Using the listing below, output only the lines from the one that contains "Write a LaTeX" through the one that contains "anchor=base west] (title)", inclusive, exactly as given and without images.

#### Dataset extract ####

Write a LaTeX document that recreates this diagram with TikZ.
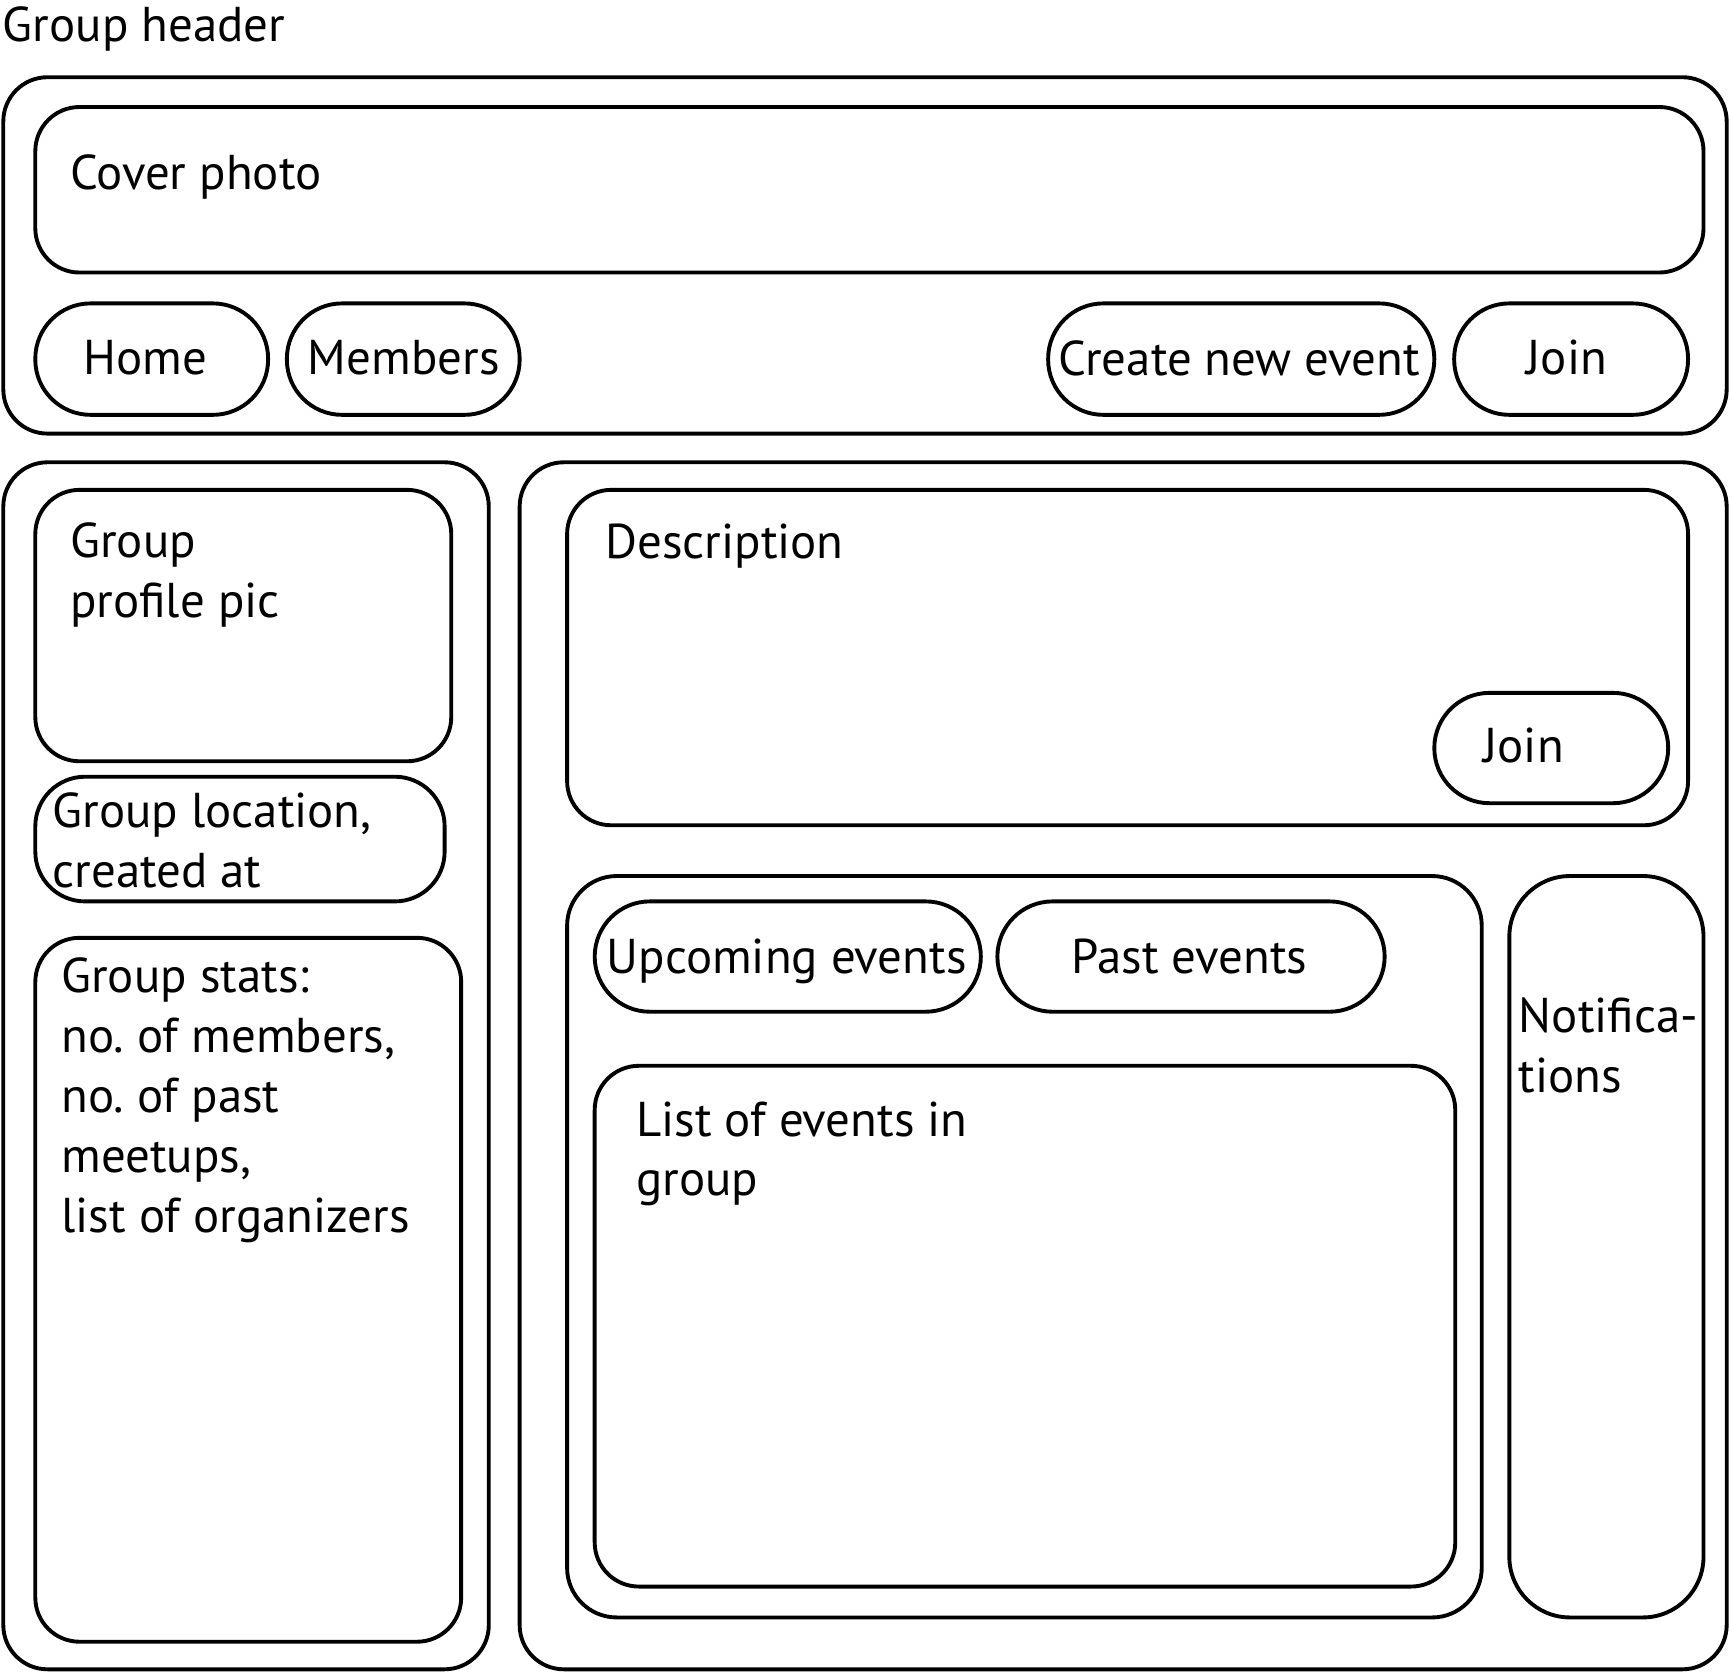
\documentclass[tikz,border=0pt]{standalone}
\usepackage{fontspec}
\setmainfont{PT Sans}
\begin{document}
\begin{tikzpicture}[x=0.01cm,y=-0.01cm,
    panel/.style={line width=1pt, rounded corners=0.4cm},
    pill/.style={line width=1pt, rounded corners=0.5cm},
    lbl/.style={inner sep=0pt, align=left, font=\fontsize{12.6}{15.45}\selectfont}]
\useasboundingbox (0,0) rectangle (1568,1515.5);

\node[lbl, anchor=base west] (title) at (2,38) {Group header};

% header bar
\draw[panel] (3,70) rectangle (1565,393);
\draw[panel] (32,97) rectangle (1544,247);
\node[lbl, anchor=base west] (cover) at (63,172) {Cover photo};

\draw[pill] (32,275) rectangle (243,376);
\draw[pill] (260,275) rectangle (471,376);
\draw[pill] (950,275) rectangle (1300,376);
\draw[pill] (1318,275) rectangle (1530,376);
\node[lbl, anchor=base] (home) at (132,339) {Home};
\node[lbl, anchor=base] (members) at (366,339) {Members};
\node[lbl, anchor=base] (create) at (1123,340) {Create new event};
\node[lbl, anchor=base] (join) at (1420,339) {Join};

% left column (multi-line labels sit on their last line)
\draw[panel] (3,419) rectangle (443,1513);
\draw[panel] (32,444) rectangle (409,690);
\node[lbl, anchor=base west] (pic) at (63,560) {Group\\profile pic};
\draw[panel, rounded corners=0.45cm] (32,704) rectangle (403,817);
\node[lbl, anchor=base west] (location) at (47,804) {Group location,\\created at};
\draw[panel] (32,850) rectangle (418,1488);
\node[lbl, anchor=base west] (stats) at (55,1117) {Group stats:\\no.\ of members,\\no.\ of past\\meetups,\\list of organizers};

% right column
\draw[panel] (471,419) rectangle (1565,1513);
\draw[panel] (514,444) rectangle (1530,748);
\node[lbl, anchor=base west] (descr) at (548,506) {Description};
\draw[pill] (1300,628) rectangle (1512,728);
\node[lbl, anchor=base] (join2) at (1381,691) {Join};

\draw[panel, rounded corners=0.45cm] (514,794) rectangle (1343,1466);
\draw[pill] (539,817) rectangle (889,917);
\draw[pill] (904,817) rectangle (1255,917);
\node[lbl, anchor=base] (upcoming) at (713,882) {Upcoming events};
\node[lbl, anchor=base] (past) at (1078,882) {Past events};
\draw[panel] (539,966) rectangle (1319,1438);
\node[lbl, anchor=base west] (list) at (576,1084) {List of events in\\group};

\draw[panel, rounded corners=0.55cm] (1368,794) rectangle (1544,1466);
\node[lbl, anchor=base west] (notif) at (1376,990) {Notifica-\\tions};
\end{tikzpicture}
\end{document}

####
#### Dataset extract ####

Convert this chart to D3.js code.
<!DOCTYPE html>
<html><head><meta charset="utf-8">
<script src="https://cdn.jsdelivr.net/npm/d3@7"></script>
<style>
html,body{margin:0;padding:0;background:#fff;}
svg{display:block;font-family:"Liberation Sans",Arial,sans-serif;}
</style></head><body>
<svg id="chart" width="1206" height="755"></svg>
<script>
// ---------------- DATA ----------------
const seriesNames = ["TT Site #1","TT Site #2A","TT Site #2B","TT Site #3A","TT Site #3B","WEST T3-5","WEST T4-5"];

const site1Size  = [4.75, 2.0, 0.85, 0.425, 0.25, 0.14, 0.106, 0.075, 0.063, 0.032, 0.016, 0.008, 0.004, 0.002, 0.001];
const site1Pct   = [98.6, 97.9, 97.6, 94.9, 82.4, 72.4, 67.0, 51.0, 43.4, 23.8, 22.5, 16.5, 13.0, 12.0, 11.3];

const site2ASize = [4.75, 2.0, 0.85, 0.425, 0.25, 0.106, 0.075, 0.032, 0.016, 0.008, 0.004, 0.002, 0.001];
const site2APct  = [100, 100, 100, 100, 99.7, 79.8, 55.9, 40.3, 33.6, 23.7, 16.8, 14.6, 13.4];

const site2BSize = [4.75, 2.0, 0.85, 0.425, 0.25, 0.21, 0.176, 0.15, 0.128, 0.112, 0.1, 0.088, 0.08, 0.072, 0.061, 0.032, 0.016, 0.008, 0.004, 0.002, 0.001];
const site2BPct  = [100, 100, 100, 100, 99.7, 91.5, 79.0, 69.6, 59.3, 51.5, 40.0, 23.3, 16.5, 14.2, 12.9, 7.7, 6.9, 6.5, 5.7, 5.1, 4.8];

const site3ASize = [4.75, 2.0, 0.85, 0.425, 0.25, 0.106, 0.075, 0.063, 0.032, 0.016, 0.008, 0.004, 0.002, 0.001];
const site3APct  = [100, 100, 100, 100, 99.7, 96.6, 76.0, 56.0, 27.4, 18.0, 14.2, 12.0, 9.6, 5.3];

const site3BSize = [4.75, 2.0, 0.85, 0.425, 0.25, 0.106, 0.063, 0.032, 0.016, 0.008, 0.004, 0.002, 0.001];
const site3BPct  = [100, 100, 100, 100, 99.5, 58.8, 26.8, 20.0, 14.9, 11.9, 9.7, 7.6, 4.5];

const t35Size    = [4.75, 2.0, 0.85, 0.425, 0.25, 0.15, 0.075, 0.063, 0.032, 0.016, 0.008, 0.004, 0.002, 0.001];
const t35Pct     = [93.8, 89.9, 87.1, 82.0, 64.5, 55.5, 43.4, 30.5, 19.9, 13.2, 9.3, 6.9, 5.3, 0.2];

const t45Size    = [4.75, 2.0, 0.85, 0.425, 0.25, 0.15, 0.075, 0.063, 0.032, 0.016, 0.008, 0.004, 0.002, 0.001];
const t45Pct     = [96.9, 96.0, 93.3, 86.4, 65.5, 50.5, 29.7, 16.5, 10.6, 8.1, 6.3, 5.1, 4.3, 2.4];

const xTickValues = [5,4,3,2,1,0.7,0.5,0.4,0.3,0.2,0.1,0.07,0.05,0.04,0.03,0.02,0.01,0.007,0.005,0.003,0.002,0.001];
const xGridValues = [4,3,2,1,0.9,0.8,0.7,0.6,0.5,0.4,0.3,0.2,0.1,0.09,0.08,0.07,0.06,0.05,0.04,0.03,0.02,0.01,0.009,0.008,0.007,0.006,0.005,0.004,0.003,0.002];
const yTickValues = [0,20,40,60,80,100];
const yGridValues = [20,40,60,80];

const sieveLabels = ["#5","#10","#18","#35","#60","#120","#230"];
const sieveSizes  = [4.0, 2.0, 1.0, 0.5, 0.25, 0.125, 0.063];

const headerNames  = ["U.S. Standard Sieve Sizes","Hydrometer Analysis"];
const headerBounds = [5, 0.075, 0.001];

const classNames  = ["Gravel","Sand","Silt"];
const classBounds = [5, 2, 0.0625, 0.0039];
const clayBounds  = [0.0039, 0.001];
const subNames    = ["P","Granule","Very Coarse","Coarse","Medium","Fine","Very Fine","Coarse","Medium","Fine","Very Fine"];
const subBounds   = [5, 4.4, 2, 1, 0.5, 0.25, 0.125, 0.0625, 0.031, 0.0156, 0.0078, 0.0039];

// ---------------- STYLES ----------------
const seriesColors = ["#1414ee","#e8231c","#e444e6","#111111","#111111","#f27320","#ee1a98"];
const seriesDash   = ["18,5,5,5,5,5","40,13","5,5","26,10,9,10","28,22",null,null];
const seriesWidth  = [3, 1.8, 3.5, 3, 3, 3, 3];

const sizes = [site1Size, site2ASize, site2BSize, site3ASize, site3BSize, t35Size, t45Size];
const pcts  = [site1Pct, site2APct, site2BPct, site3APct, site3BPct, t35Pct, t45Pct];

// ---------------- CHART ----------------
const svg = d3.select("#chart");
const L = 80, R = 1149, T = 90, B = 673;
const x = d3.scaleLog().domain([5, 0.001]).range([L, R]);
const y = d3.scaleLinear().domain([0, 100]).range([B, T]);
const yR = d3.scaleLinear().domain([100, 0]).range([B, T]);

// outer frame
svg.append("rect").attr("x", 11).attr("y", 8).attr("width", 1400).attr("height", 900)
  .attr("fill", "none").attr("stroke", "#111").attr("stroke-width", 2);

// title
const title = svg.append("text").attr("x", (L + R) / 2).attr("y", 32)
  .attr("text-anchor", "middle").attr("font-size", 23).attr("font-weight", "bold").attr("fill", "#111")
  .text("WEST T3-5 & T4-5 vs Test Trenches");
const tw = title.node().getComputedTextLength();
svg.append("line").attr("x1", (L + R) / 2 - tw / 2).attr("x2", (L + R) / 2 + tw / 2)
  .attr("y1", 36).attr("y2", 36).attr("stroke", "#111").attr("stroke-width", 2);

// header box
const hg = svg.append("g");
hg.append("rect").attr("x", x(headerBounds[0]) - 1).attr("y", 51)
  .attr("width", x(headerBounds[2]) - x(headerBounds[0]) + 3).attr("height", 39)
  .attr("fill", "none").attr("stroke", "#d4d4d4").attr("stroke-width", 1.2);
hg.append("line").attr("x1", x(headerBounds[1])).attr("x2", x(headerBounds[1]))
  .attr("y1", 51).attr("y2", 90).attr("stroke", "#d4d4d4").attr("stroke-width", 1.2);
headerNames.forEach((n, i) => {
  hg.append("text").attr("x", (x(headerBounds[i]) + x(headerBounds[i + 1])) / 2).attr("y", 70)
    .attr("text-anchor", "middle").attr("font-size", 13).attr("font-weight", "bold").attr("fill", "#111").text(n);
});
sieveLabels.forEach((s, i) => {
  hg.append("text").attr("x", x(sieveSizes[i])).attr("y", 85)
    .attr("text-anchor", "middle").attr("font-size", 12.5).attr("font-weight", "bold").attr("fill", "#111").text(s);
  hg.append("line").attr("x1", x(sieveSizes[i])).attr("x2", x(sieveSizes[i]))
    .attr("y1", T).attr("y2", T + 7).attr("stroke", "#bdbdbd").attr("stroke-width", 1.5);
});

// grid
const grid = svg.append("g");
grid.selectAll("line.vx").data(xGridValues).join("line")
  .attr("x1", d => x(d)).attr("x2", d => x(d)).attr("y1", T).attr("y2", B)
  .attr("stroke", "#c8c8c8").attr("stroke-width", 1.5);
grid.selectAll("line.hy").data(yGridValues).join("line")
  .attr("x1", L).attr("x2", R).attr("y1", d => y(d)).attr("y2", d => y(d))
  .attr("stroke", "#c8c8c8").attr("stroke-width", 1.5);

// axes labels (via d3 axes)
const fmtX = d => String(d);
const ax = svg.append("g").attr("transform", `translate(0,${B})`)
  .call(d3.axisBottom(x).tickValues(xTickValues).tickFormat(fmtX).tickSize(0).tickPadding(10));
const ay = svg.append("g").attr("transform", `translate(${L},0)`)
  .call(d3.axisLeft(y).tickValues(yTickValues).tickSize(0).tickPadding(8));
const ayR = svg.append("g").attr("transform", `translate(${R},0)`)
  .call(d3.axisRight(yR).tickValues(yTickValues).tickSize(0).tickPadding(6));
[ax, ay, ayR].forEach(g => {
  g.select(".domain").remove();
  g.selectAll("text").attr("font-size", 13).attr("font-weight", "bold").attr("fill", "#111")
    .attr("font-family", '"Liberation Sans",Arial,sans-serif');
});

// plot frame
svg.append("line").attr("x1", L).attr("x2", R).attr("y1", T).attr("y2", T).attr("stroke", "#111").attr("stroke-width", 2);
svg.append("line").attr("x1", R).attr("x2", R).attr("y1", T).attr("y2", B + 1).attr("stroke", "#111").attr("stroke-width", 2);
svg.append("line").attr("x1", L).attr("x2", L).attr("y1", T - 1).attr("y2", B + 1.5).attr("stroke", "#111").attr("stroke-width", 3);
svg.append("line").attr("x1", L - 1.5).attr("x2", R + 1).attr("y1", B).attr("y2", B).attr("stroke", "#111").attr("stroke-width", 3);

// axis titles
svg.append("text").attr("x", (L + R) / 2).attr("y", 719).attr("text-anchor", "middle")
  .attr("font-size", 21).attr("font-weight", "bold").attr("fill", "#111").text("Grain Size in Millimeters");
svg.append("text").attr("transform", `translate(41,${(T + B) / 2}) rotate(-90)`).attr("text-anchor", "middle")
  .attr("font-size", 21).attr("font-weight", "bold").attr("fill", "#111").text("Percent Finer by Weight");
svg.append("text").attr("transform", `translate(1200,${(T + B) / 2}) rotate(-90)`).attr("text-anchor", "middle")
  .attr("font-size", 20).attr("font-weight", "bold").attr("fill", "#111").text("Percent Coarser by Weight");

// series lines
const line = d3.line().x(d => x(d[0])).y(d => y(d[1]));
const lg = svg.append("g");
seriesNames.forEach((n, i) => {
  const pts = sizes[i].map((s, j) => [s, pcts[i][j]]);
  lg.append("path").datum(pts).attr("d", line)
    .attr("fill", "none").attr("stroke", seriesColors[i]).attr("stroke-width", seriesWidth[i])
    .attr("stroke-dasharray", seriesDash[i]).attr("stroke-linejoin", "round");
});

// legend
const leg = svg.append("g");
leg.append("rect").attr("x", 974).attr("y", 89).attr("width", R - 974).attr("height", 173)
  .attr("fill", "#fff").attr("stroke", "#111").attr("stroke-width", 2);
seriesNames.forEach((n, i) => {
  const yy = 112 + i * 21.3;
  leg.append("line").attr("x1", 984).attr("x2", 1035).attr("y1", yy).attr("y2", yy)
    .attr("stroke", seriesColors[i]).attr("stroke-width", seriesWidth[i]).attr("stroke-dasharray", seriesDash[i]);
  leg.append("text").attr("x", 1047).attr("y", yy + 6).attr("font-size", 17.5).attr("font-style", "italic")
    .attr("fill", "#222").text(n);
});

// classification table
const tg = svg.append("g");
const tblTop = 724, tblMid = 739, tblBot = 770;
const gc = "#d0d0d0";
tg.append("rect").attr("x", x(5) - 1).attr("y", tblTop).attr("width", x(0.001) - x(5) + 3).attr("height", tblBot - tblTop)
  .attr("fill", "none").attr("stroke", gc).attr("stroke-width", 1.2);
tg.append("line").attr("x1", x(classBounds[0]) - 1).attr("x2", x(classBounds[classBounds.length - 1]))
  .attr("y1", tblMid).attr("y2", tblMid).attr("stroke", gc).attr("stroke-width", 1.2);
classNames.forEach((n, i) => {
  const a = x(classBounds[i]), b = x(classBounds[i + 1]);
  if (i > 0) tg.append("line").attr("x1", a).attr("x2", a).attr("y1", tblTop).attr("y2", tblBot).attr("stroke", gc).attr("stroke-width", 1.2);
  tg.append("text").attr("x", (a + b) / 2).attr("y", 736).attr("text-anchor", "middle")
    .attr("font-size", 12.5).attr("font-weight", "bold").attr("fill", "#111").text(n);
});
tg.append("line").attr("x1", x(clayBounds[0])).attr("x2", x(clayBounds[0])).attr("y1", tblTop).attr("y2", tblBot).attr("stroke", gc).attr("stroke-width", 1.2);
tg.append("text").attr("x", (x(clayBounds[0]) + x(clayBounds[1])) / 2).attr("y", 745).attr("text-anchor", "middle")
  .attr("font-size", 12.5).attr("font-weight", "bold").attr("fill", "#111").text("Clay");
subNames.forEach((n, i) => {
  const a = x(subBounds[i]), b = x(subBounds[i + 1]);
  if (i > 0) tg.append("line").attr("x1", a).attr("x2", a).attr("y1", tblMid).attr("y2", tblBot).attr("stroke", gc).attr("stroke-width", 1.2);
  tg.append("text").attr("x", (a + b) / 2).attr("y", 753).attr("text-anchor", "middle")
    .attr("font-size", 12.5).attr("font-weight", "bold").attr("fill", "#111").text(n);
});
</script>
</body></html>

####

__Expected answer__.
Write a LaTeX document that recreates this diagram with TikZ.
\documentclass[tikz,border=0pt]{standalone}
\usepackage{fontspec}
\setmainfont{PT Sans}
\begin{document}
\begin{tikzpicture}[x=0.01cm,y=-0.01cm,
    panel/.style={line width=1pt, rounded corners=0.4cm},
    pill/.style={line width=1pt, rounded corners=0.5cm},
    lbl/.style={inner sep=0pt, align=left, font=\fontsize{12.6}{15.45}\selectfont}]
\useasboundingbox (0,0) rectangle (1568,1515.5);

\node[lbl, anchor=base west] (title) at (2,38) {Group header};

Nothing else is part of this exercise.